Pero enseguida me distrae un murmullo estridente. Sobre el recorte de cielo color pastel, al borde de la copa de los árboles de la plaza, una nube oscura y elástica se disipa y se estira y trina frenéticamente a intervalos regulares. Es una bandada en plena danza que se condensa, se arremolina, se contrae como la cintura de un reloj de arena, se expande redonda, impredecible, imposible de anticipar, negra contra el atardecer del cielo. Son cientos y cientos de pájaros, tal vez miles de alas.

El despliegue y repliegue dura largos minutos hipnotisantes y yo acodada en mis escalones, miro el espectáculo, extasiada. Se me ocurre que la naturaleza tiene mucho sentido del arte. La danza es mágica, imposiblemente sincronizada. ¿Qué la gobierna? No es de esos vuelos en V que con frecuencia vemos surcar el cielo.  En esos hay una coordinación central, un eje y una explicación bastante sencilla del comportamiento de la bandada, que se turna para ir de punta y manipular el aire, ahorrar energía y optimizar el vuelo. Esta bandada, en cambio, no parece estar gobernada por otra cosa que no sea la disonancia, la incertidumbre y el caos. No hay eje ni centro en esta nube informe.
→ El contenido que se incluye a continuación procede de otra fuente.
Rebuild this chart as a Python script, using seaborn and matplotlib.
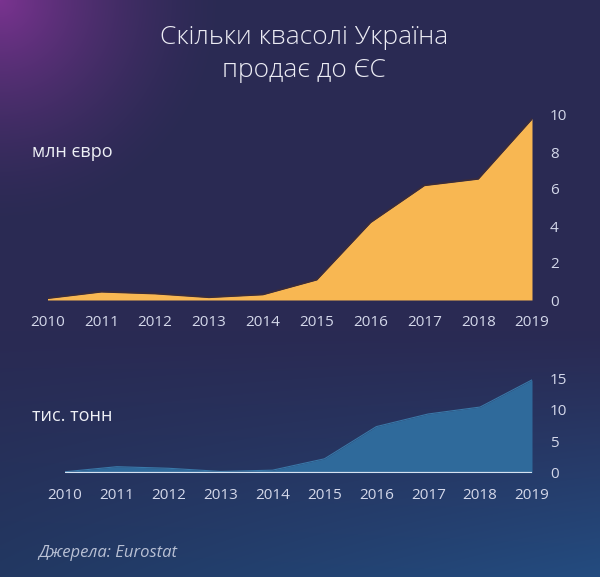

No es posible que cada pájaro pueda predecir las maniobras de los demás, mucho menos la de todos a la vez, ¡son muchísimos!. Tengo la sensación de que es imposible manejar tanta incertidumbre por mucho tiempo, que pronto, tal vez en este segundo, algún pájaro se va a desorientar y que todo va terminar en una maraña de pájaros enredados. Si las condiciones iniciales no hacen más que cambiar y cambiar, si las reglas de la danza no son constantes, no se puede sostener el equilibrio que impide colisiones; tiene esto que devenir en desbande, en fracaso.

Pero pasan los minutos y maravillosamente no hay desbande. Me han fallado las matemáticas….  Luego comprendo la clave: el manejo de la incertidumbre y la respuesta al cambio lo son todo. La bandada no controla ni contiene las variaciones que hacen que la danza no tenga dos pasos iguales, y ni siquiera es capaz de predecirlas, simplemente las cursa. La habilidad de los pájaros no está solo en controlar las maniobras de vuelo, sino en ser sensibles a las señales de cambio que las guíen dentro del grupo. Et voilà, la moraleja de los pájaros en el atardecer romano: sentir y tomar las cosas como vienen, surfear las olas de cambio e incertidumbre en vez de intentar frenarlas, transforma la energía vital en obra de arte. Me recuerda a algo que leí por ahí: 

Just like nature, I am always changing; and for every phase I'm grateful.

'Murmullo' de estorninos sobre Roma.
En inglés se llama 'murmuration', que me gusta como suena. Hay varias razones por la que, dicen, estos pájaros se comportan así, entre ellas para protegerse de los depredadores o antes de tomar refugio para descansar.La foto no es mía, se ve que me dediqué a observar el espectáculo en vivo, porque no conservo ninguna foto de ese momento.

Después de un buen rato de mirar el cielo acodada en el mármol, siento el cuello entumecido. Me muevo, guardo el diario junto con la copia en italiano del Principito que me compré más temprano y me levanto pensando que es verdad eso de que todos los caminos llevan a Roma; ¿o acaso no todes recorremos el camino que pasa en algún momento por la exploración, el desencanto, el aprendizaje? Bajo los escalones de mármol algo obnubilada en el último atardecer de este viaje. Va a ser mejor ir volviendo, mañana tengo un vuelo temprano. ¡Qué siete años han sido! Las ruinas, las viejitas, las bandadas, lo agradezco todo y lo suelto, para seguir tendiendo camino.